#### [Request]
Carry none of the pictures over; write out the complete data exactly.

[Rows from a dataset of charts and code]

▼

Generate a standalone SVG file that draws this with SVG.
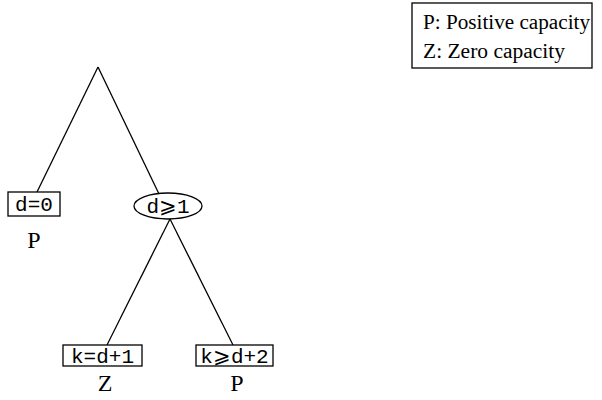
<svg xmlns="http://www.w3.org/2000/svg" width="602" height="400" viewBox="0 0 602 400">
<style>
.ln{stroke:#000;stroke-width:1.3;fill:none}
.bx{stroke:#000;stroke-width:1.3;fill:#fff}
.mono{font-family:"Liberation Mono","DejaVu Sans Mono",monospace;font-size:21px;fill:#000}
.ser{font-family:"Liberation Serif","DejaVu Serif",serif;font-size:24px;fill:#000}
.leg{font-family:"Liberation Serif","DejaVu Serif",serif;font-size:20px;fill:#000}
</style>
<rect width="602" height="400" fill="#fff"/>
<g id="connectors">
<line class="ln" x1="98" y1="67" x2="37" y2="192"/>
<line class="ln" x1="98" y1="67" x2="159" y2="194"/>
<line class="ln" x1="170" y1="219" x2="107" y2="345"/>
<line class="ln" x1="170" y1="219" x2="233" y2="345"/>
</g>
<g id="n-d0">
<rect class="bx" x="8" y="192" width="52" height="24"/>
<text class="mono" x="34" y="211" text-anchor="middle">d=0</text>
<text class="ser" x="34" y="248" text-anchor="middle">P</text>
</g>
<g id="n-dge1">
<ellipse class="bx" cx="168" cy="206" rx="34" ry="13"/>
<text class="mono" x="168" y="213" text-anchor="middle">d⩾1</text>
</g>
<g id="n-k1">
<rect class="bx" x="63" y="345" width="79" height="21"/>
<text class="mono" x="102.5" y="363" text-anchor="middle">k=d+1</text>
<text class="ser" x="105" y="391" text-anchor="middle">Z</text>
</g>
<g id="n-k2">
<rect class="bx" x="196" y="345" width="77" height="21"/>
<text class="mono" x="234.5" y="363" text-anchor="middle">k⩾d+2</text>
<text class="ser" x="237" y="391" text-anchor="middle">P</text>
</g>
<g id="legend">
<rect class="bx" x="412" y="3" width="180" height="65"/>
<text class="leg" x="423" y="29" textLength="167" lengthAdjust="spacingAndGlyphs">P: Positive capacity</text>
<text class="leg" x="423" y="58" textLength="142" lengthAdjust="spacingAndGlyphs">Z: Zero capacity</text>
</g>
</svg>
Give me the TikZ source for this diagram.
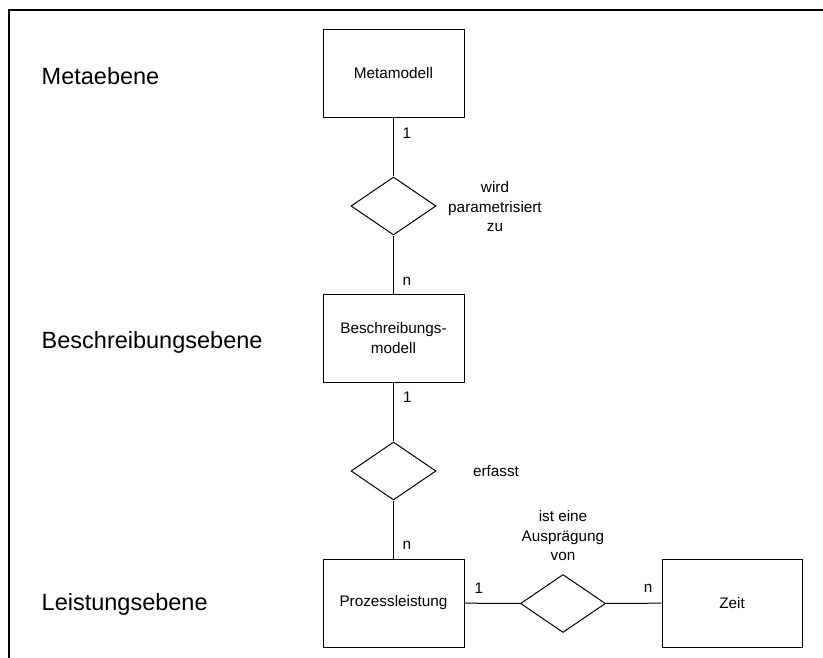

▲

#### [Result of this task]
Generate a standalone SVG file that draws this with SVG.
<svg xmlns="http://www.w3.org/2000/svg" width="602" height="400" viewBox="0 0 602 400">
<style>
.ln{stroke:#000;stroke-width:1.3;fill:none}
.bx{stroke:#000;stroke-width:1.3;fill:#fff}
.mono{font-family:"Liberation Mono","DejaVu Sans Mono",monospace;font-size:21px;fill:#000}
.ser{font-family:"Liberation Serif","DejaVu Serif",serif;font-size:24px;fill:#000}
.leg{font-family:"Liberation Serif","DejaVu Serif",serif;font-size:20px;fill:#000}
</style>
<rect width="602" height="400" fill="#fff"/>
<g id="connectors">
<line class="ln" x1="98" y1="67" x2="37" y2="192"/>
<line class="ln" x1="98" y1="67" x2="159" y2="194"/>
<line class="ln" x1="170" y1="219" x2="107" y2="345"/>
<line class="ln" x1="170" y1="219" x2="233" y2="345"/>
</g>
<g id="n-d0">
<rect class="bx" x="8" y="192" width="52" height="24"/>
<text class="mono" x="34" y="211" text-anchor="middle">d=0</text>
<text class="ser" x="34" y="248" text-anchor="middle">P</text>
</g>
<g id="n-dge1">
<ellipse class="bx" cx="168" cy="206" rx="34" ry="13"/>
<text class="mono" x="168" y="213" text-anchor="middle">d⩾1</text>
</g>
<g id="n-k1">
<rect class="bx" x="63" y="345" width="79" height="21"/>
<text class="mono" x="102.5" y="363" text-anchor="middle">k=d+1</text>
<text class="ser" x="105" y="391" text-anchor="middle">Z</text>
</g>
<g id="n-k2">
<rect class="bx" x="196" y="345" width="77" height="21"/>
<text class="mono" x="234.5" y="363" text-anchor="middle">k⩾d+2</text>
<text class="ser" x="237" y="391" text-anchor="middle">P</text>
</g>
<g id="legend">
<rect class="bx" x="412" y="3" width="180" height="65"/>
<text class="leg" x="423" y="29" textLength="167" lengthAdjust="spacingAndGlyphs">P: Positive capacity</text>
<text class="leg" x="423" y="58" textLength="142" lengthAdjust="spacingAndGlyphs">Z: Zero capacity</text>
</g>
</svg>
Give me the TikZ source for this diagram.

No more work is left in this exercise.